Why are We Meeting?

leadership self awareness
wasteful meetings

Wasting time is a travesty. Wasting time in a meeting that could have been solved with an email, a read-ahead, or even a single sentence explaining the objective should be a professional sin. Most leaders say they hate meetings, and I agree. But I find the hatred usually isn't directed at the meeting itself. It's directed at the fact that the meeting has no structure, no champion, and no point. Time is something we can never get back. When it's wasted for reasons that were entirely preventable, it takes every ounce of energy to control my eye rolling, blood pressure from rising, and increasing frustration.

Meetings are an incredible tool for collaboration, but they require forethought and planning. When I was the air show director for my Wing, I made personal rules for myself as the champion. First, we maintained a standing meeting schedule so stakeholders could plan accordingly. Second, I published the agenda and due-outs at least one week in advance. Third, if more than two key members couldn't attend or there were no meaningful updates to discuss, the meeting was canceled.

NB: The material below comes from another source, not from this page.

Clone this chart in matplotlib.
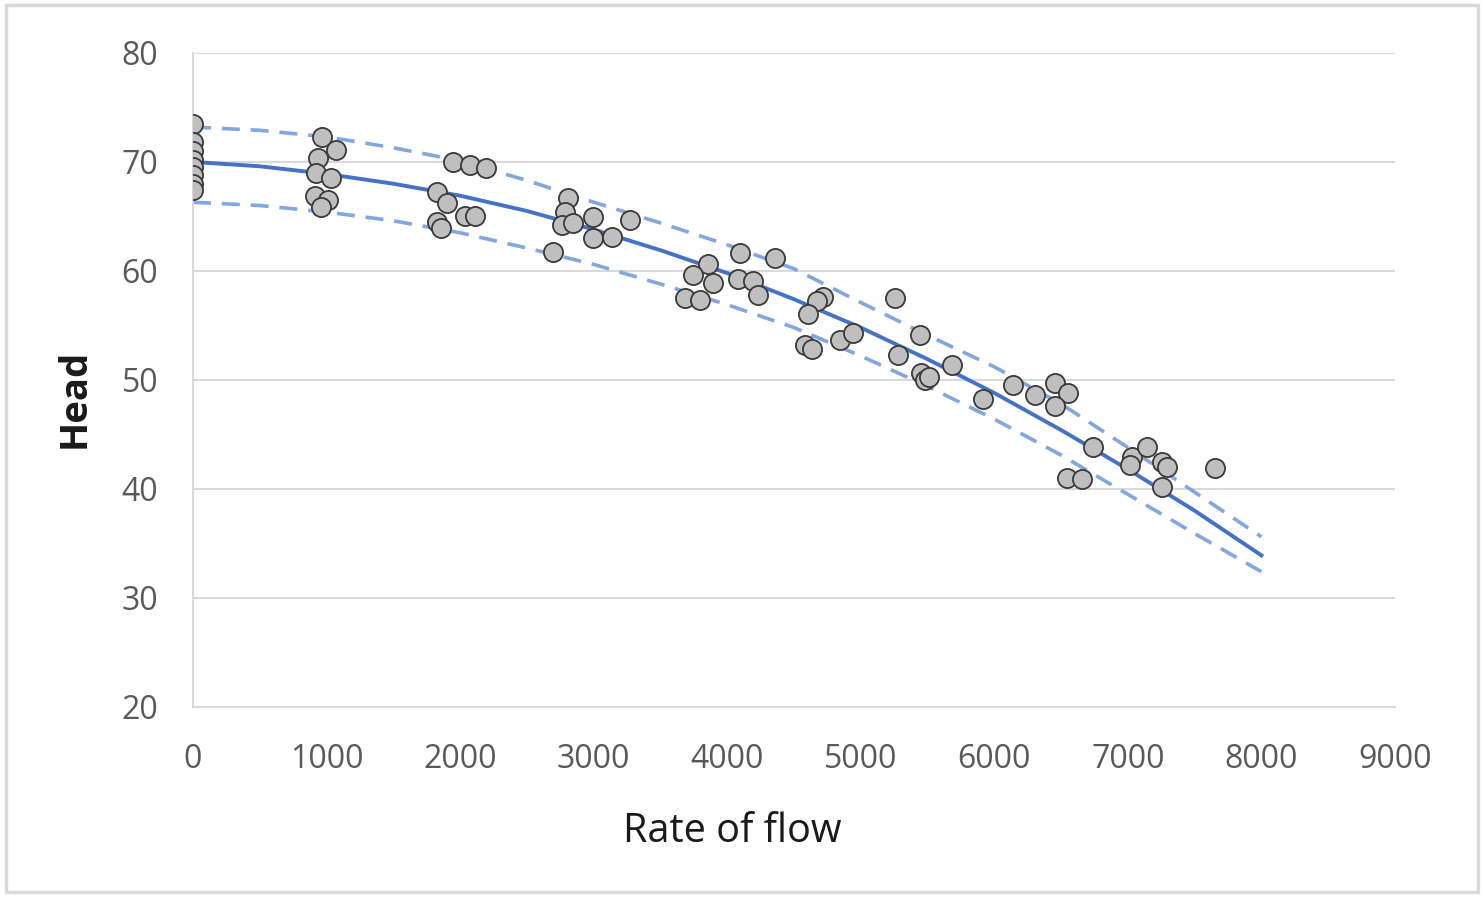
import numpy as np
import matplotlib.pyplot as plt
from matplotlib.patches import Rectangle

# measured points (rate of flow, head)
flow = [0, 0, 0, 0, 0, 0, 0, 0,
        966, 1070, 935, 920, 1033, 913, 1010, 958,
        1947, 2074, 2194, 1827, 1902, 2040, 2110, 1830, 1860,
        2808, 2785, 2763, 2845, 2995, 2995, 3137, 3272, 2695,
        4095, 4358, 3856, 3744, 3893, 4081, 4193, 4230, 3684, 3796, 4717, 4672, 4605,
        5256, 5443, 4582, 4635, 4844, 4942, 5278, 5683, 5450, 5480, 5510,
        5915, 6140, 6304, 6454, 6551, 6454, 6739, 6544, 6656, 7030, 7015, 7143,
        7255, 7293, 7255, 7652]
head = [73.5, 71.8, 71.0, 70.2, 69.5, 68.8, 68.0, 67.4,
        72.3, 71.1, 70.4, 69.0, 68.5, 66.9, 66.5, 65.9,
        70.0, 69.7, 69.4, 67.2, 66.2, 65.0, 65.0, 64.5, 63.9,
        66.7, 65.4, 64.2, 64.4, 64.9, 63.0, 63.1, 64.7, 61.7,
        61.6, 61.2, 60.6, 59.6, 58.9, 59.3, 59.1, 57.8, 57.5, 57.3, 57.6, 57.2, 56.0,
        57.5, 54.1, 53.2, 52.8, 53.7, 54.3, 52.3, 51.4, 50.6, 50.0, 50.3,
        48.2, 49.5, 48.6, 49.7, 48.8, 47.6, 43.8, 41.0, 40.9, 42.9, 42.2, 43.8,
        42.5, 42.0, 40.2, 41.9]

# fitted curve and band
curve_x = [0, 500, 1000, 1500, 2000, 2500, 3000, 3500, 4000,
           4500, 5000, 5500, 6000, 6500, 7000, 7500, 8000]
fit = [70.0, 69.6, 68.9, 68.0, 66.9, 65.5, 63.8, 61.9, 59.8,
       57.4, 54.8, 51.9, 48.8, 45.4, 41.8, 38.0, 33.9]
upper = [73.2, 72.9, 72.3, 71.3, 70.1, 68.3, 66.3, 64.4, 62.4,
         60.2, 57.1, 54.1, 51.2, 47.8, 43.8, 39.7, 35.6]
lower = [66.3, 66.0, 65.4, 64.6, 63.5, 62.1, 60.6, 58.8, 56.9,
         54.8, 52.2, 49.4, 46.4, 43.1, 39.5, 35.9, 32.4]

x_ticks = list(range(0, 9001, 1000))
y_ticks = list(range(20, 81, 10))

fig = plt.figure(figsize=(14.84, 8.97), dpi=100)
ax = fig.add_axes([0.130, 0.212, 0.810, 0.729])

fig.patches.append(Rectangle((0.004, 0.006), 0.992, 0.988, transform=fig.transFigure,
                             fill=False, edgecolor='#d9d9d9', linewidth=2.5))

ax.plot(curve_x, upper, color='#82a6e0', linestyle=(0, (5, 3)), linewidth=2.6, zorder=2)
ax.plot(curve_x, lower, color='#82a6e0', linestyle=(0, (5, 3)), linewidth=2.6, zorder=2)
ax.plot(curve_x, fit, color='#4472c4', linewidth=2.8, zorder=3)
ax.scatter(flow, head, s=190, facecolor='#bfbfbf', edgecolor='#3a3a3a', linewidth=1.3, zorder=4)

ax.set_xlim(0, 9000)
ax.set_ylim(20, 80)
ax.set_xticks(x_ticks)
ax.set_yticks(y_ticks)
ax.grid(axis='y', color='#d9d9d9', linewidth=1.5)
ax.set_axisbelow(True)
for s in ['top', 'right']:
    ax.spines[s].set_visible(False)
for s in ['left', 'bottom']:
    ax.spines[s].set_color('#d9d9d9')
    ax.spines[s].set_linewidth(1.5)
ax.tick_params(length=0, labelsize=23, labelcolor='#595959')
ax.tick_params(axis='x', pad=26)
ax.tick_params(axis='y', pad=25)
for lab in ax.get_xticklabels() + ax.get_yticklabels():
    lab.set_family('Open Sans')

ax.set_xlabel('Rate of flow', fontsize=28.5, family='Open Sans', color='#1a1a1a')
ax.set_ylabel('Head', fontsize=27.5, family='Open Sans', fontweight='bold', color='#1a1a1a')
ax.xaxis.set_label_coords(0.449, -0.160)
ax.yaxis.set_label_coords(-0.083, 0.472)

fig.savefig('out.png', dpi=100)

By establishing these parameters, the hour we spent together was highly effective and flew by. People knew what was expected of them before they ever walked into the room. My job was to keep the tempo moving in the right direction and stay disciplined with the agenda. If time allowed, new business was addressed at the end. If the issue only involved a few people, a separate meeting was scheduled. While discussions occasionally took an unexpected turn, my objective never changed: don't waste anyone's time.

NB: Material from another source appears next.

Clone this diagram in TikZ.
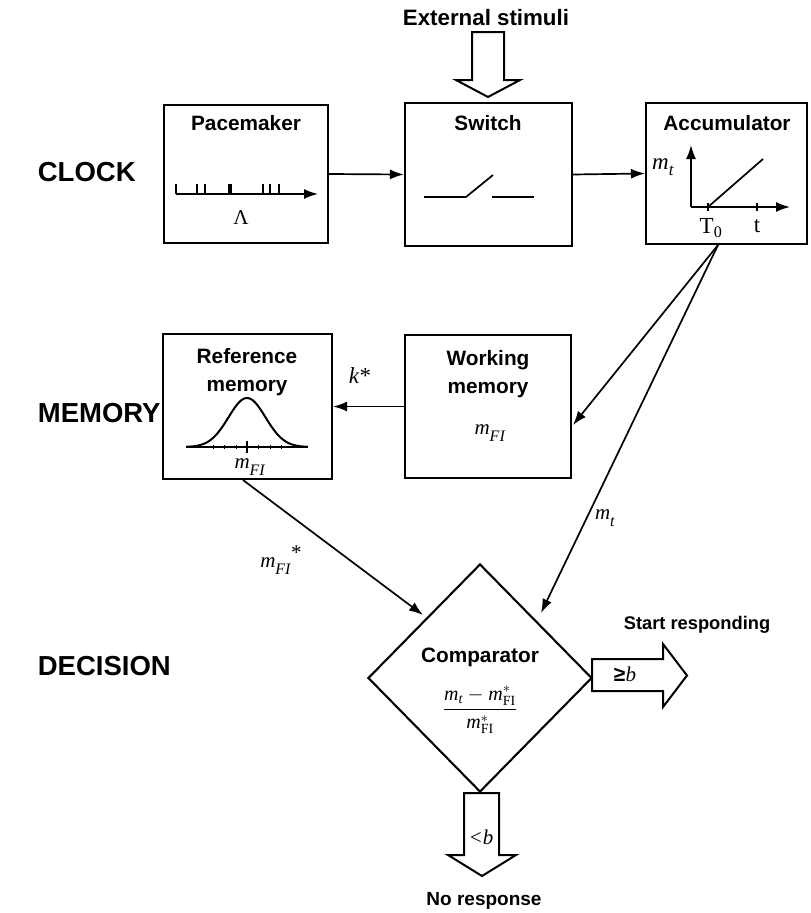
\documentclass[tikz,border=0pt]{standalone}
\usepackage{fontspec}
\setmainfont{Liberation Serif}
\setsansfont{Liberation Sans}
\usetikzlibrary{arrows.meta,shapes.geometric}
\newcommand\sbx[1]{\raisebox{-0.33em}{\fontsize{16}{18}\selectfont\textit{#1}}}
\newcommand\mFI{\textit{m}\sbx{FI}}
\newcommand\mTT{\textit{m}\sbx{t}}
\begin{document}
\begin{tikzpicture}[x=1pt,y=-1pt, line width=1.7pt,
 box/.style={draw, line width=2.1pt, inner sep=0pt},
 ttl/.style={font=\fontsize{20.8}{28}\selectfont\sffamily\bfseries, align=center, inner sep=0pt},
 big/.style={font=\fontsize{22.3}{24}\selectfont\sffamily\bfseries, inner sep=0pt},
 lbl/.style={font=\fontsize{27.5}{30}\selectfont\sffamily\bfseries, anchor=west, inner sep=0pt},
 mth/.style={font=\fontsize{21}{24}\selectfont, inner sep=0pt},
 arr/.style={-{Latex[length=14pt,width=10pt]}, line width=1.7pt},
 blk/.style={draw, line width=2pt, fill=white, line join=miter},
]
\useasboundingbox (0,0) rectangle (811,913);

% left labels
\node[lbl] (clock) at (37,172) {CLOCK};
\node[lbl] (memory) at (37,413) {MEMORY};
\node[lbl] (decision) at (37,666) {DECISION};

% boxes
\node[box, minimum width=164pt, minimum height=138pt] (pace) at (246,174) {};
\node[box, minimum width=167pt, minimum height=143pt] (switch) at (488.5,174.5) {};
\node[box, minimum width=161pt, minimum height=141pt] (accum) at (726.5,173.5) {};
\node[box, minimum width=169pt, minimum height=145pt] (refm) at (247.5,406.5) {};
\node[box, minimum width=166pt, minimum height=143pt] (work) at (488,406.5) {};
\node[box, diamond, minimum width=224pt, minimum height=228pt] (comp) at (480,678) {};

% titles
\node[ttl] (paceT) at (246,123) {Pacemaker};
\node[ttl] (switchT) at (488,123) {Switch};
\node[ttl] (accumT) at (727,123) {Accumulator};
\node[ttl] (refmT) at (247,372) {Reference\\memory};
\node[ttl] (workT) at (488,374) {Working\\memory};
\node[ttl] (compT) at (480,657) {Comparator};

% pacemaker internals
\draw[arr] (176,194) -- (318,194);
\foreach \x in {176,197,205,229,231,263,270,279} \draw (\x,194) -- (\x,184);
\node[mth] (lam) at (241,218) {Λ};

% switch internals
\draw (424,197) -- (466,197) -- (493,175);
\draw (492,197) -- (534,197);

% accumulator internals
\draw[arr] (691,207) -- (691,145);
\draw[arr] (691,207) -- (790,207);
\draw (708,207) -- (763,159);
\draw (708,203) -- (708,211);
\draw (757,203) -- (757,211);
\node[mth, font=\fontsize{23}{26}\selectfont] (T0) at (711,228) {T\textsubscript{0}};
\node[mth, font=\fontsize{23}{26}\selectfont] (tl) at (757,226) {t};
\node[mth, font=\fontsize{23}{26}\selectfont] (mtacc) at (663,167) {\textit{m}\raisebox{-0.25em}{\fontsize{17}{18}\selectfont\textit{t}}};

% reference memory internals
\draw[line width=2.4pt] (186,447) -- (308,447);
\draw[line width=2pt] plot[domain=-61:61, samples=80] ({247+\x}, {447-49*exp(-(\x/18.5)^2/2)});
\foreach \x in {213,224,236,258,270,281} \draw[line width=0.8pt] (\x,445) -- (\x,449);
\draw (247,441) -- (247,453);
\node[mth] (mfiR) at (250,467) {\mFI};

% working memory internals
\node[mth] (mfiW) at (490,433) {\mFI};

% comparator fraction
\node[mth, font=\fontsize{20}{22}\selectfont] (frac) at (480,710) {$\displaystyle\frac{\mathit{m}_{\mathit{t}} - \mathit{m}_{\mathrm{FI}}^{*}}{\mathit{m}_{\mathrm{FI}}^{*}}$};

% connectors
\draw[arr] (pace.east) -- (switch.west);
\draw[arr] (switch.east) -- (accum.west);
\draw[arr] (work.west) -- (refm.east);
\node[mth, font=\fontsize{23}{26}\selectfont] (kstar) at (360,376) {\textit{k}*};

\coordinate (accsrc) at (718,245);
\coordinate (workin) at (573,425);
\coordinate (compin1) at (541,613);
\coordinate (refsrc) at (243,480);
\coordinate (compin2) at (423,615);
\draw[arr] (accsrc) -- (workin);
\draw[arr] (accsrc) -- (compin1);
\draw[arr] (refsrc) -- (compin2);
\node[mth] (mtlab) at (605,518) {\mTT};
\node[mth] (mfistar) at (281,560) {\mFI\raisebox{0.35em}{*}};

% block arrows
\node[big] (ext) at (486,18) {External stimuli};
\draw[blk] (472,32) -- (504,32) -- (504,80) -- (520,80) -- (488,97) -- (456,80) -- (472,80) -- cycle;

\draw[blk] (592,659) -- (663,659) -- (663,644) -- (687,675.5) -- (663,707) -- (663,691) -- (592,691) -- cycle;
\node[mth] (geb) at (625,674) {{\sffamily\bfseries ≥}\textit{b}};
\node[big, font=\fontsize{18.3}{22}\selectfont\sffamily\bfseries] (start) at (697,625) {Start responding};

\draw[blk] (464,793) -- (499,793) -- (499,855) -- (516,855) -- (482,876) -- (448,855) -- (464,855) -- cycle;
\node[mth] (ltb) at (481,837) {\textit{<b}};
\node[big, font=\fontsize{19}{22}\selectfont\sffamily\bfseries] (nores) at (484,901) {No response};
\end{tikzpicture}
\end{document}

One of the biggest mistakes leaders make is using meetings as a substitute for decision-making. A meeting should not exist simply because a leader is uncomfortable making a call. If all the information is available and only one person has the authority to decide, then make the decision and communicate it. Gathering people together to watch someone think out loud is not collaboration; it's inefficiency disguised as leadership.

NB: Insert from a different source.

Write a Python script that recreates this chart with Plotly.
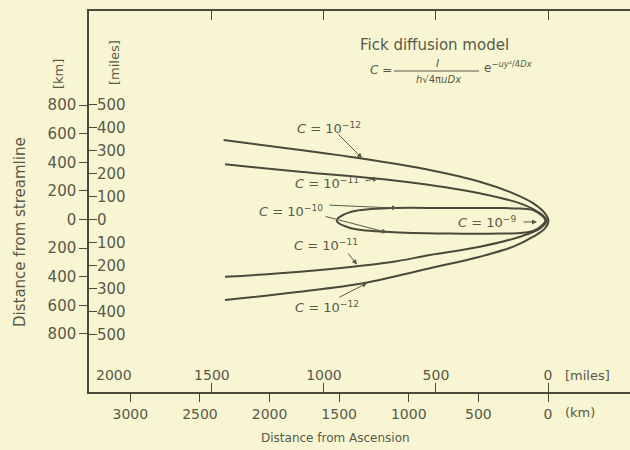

Another common trap is inviting too many people. Every attendee should have a reason to be there. They should either own a piece of the work, possess information necessary for the discussion, or have decision-making authority. If someone can sit silently through an entire meeting without contributing, there's a good chance they didn't need to be in the room in the first place. Respecting people's calendars is one of the easiest ways to demonstrate respect for the people themselves.

Leaders should also remember that preparation happens before the meeting, not during it. Read-aheads exist for a reason. Status updates can often be shared electronically. Data can be reviewed beforehand. The meeting itself should focus on discussion, problem-solving, decisions, and assigning actions. If attendees are reading slides for the first time while everyone else waits, valuable time is already being wasted.

Perhaps the best measure of a meeting is whether something changes because it occurred. Was a decision made? Was a problem solved? Were responsibilities assigned? Did the team leave with greater clarity than they had when they arrived? If the answer is no, then the meeting was probably unnecessary. Great leaders don't measure success by how many meetings they hold. They measure success by the outcomes those meetings produce.

As organizations grow, meetings become unavoidable. The challenge isn't eliminating them entirely; it's making them worth the investment. Every person around the table is spending something they can never recover: time. Leaders who understand that reality plan better, communicate better, and run better meetings. Everyone else is simply stealing hours from their teams one calendar invite at a time.